Кисейная девушка, полюбив, перестала быть кисейной: этого не понял Молотов, потому что он был честный Чичиков, потому что он был душою бледен и скуден, – иначе он от себя многое придал бы Леночке, зажег бы в ее душе тот огонь, на который она была способна. Но меньший, чем Леночка, покинул ее Молотов, а с нею остался и разделил ее тоску Помяловский.
Еще больше, чем оправданная и опоэтизированная кисейная девушка, его от полной безнадежности, от череванинского мрака спасали образы детей. Изобразитель бурсы – редкий психолог детского сознания, художник внутреннего рассвета и даже предрассветной душевной поры. Он хорошо знает – как выразились бы теперь – психологическое мифотворчество: он всматривается в тот уголок души, где наедине с собою и с предметами обстановки молчаливо создает ребенок свои «сказки и мифы», так что в прихотливую вереницу образов, и чувств, и смутных идей претворяются такие микроскопические явления, как «паутинка, отдаленное тиканье маятника, жужжание мухи на стекле, мириады золотых пылинок и крапинок на яркой полосе солнечного света». Так же внимательно и сочувственно провожает Помяловский и дальнейший рост ребенка – его душу, которая может озлобиться и задумать «гиперболическую месть», но которая еще более склонна к примирению и ласковости. В хаосе бурсы замечает ее бытописатель многие разновидности детского и юношеского типа, и между ними, со свойственной ему, не всегда затаенной нежностью, рисует он мальчика, который в слезах «мечтает о матери, сестрах, о соседнем саде помещика, о пруде, где он ловил карасей»; или вот нелюбимый, превратившийся в фискала и всеми обижаемый Семенов вспоминает родную семью, добрую мать, брата и сестренок, щебечущих у стола, на котором звенят чайные ложки, блюдца, – и в невыразимой тоске прислоняется он к стеклу и рыдает; или избитый, изобиженный Карась, глотая соленые слезы, умоляет отца: «Тятенька, возьмите меня домой». В детях – спасение. Помяловский видел их и в бурсе, он знал их как уродов, – но все же именно детское сердце было для него лучшей драгоценностью мира.
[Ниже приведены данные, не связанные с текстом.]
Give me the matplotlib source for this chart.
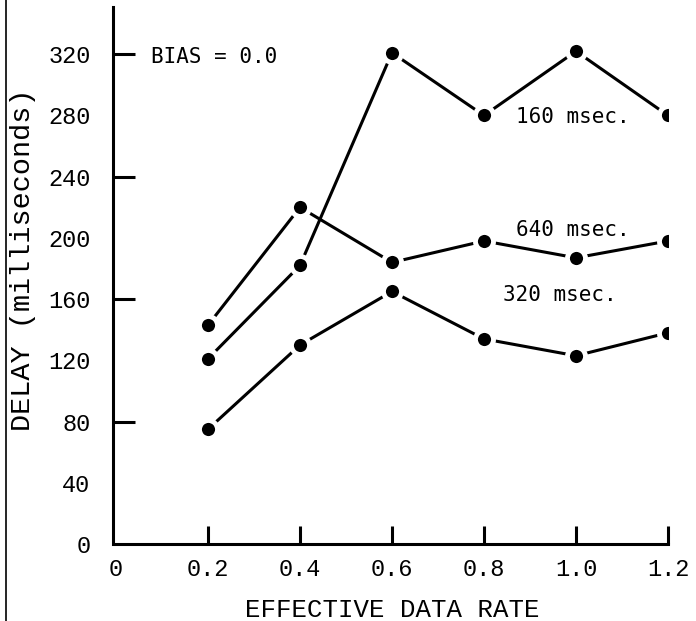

Нет ничего более идиллического и умиротворяющего, чем разговоры Егорки Молотова с его отцом; нет большей ласки, чем отношение Помяловского к Вуколу, безобразному и испуганному ребенку с большой головою.
Или вот маленький Федя в одной рубашонке, на босую ногу, встал с теплой постели и тихонько подкрался к спавшей сестре, которую обидел отец, потому что она хотела выйти за того, кого любила, а не за старого генерала Подтяжина. «Какая же она развратная? – прошептал братишка и заботливой детской рукой закрыл обнаженную грудь сестры. Потом он тихонько наклонился и поцеловал сестру в щеку, робко и осторожно. Точно от этого поцелуя лицо ее просветлело, слеза замерла в дрожащих ресницах, и, вдруг склонив голову на влажный локон, она вздохнула легко и спокойно. Вся тиха и счастлива покоилась Надя, облитая лунным светом, легшим золотыми полосами по шелковому одеялу. Долго смотрел на нее брат. Но вот он отошел от постели, стал горячими коленями на холодный пол и прошептал молитву, в которой слова и чувства были ребячьи. Не долго он молился, но хорошо, лучше своей матери. На другой день мальчику очень хотелось сказать сестре, как он молился за нее, но стыдно было, неловко. Вырастет большой – расскажет. Эта молитва будет дорога ему и тогда, когда он утратит самую веру. Бывают в детстве такие молитвы».